Adopting facilitative leadership techniques
So how can you achieve this? Perhaps the first step towards effective facilitative leadership is changing your own behaviour and patterns of thinking. For all that meetings are not the be-all and end-all of facilitation, they can be a good place to hone the skills you need to facilitate better conversations and decision-making. Chairing Productive Meetings training can help to establish techniques for guiding behaviour, managing discussions, and making timely interventions, something you can extrapolate to larger groups and different circumstances.
Being able to invest your trust in others to come up with ideas and make good decisions also means enabling others to develop those skills. Problem Solving and Strategic Decision Making training explores the mechanics of creativity and innovation, and shares models and methods for encouraging creativity within an organisation, giving others the space and resources they need to succeed. This can also help you to measure your interventions and other key decisions that relate to the wellbeing and development of personnel.

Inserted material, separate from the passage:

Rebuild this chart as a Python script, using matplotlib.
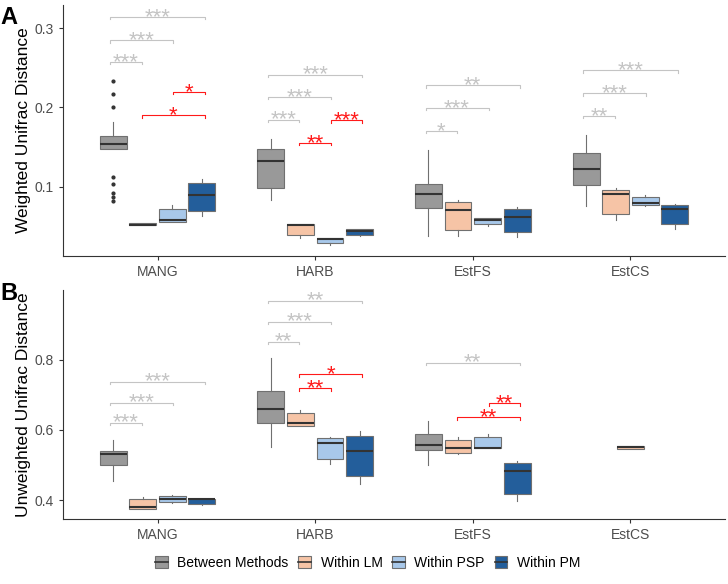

Once you’re confident you have the tools needed to apply facilitative leadership concepts, it’s worth looking at how other leaders have applied the concept successfully, and considering which approaches might work within the unique context of your organisation and role. If you feel there is an ideas gap and that some people are not able or empowered to contribute, consider the different ways in which you could remedy this. The more you can tailor the solution to the strengths of individuals, the more people you will be able to involve.
This could for instance be something as simple as regular ideas meetings, or something as substantial as reflecting on the failures or challenges from previous projects. Cultural changes can also be as important as tangible ones, such as committing to a more empathetic approach, whereby open communication and transparency is prioritised; and individuals feel free to admit when they have made a mistake, or need further training or instruction on a subject. All of these options will help to get everyone on the same page, and give them the space and resources they need to increase and improve their contributions.
And finally…
Fundamentally, facilitation is about developing relationships between staff, and building a culture that allows everyone to add value to the organisation. Not everyone should be expected to do everything, and not everyone will have all the answers. The role of a leader is to ensure that everyone can contribute—facilitating faster, better, and more varied solutions.
By adopting a facilitative leadership style, you can start to improve your culture, personal leadership skills, and the skills of others to better identify and solve problems, from projects to customers to suppliers. Don’t just delegate your problems—adopt facilitative leadership, and build a collective ability to work through them.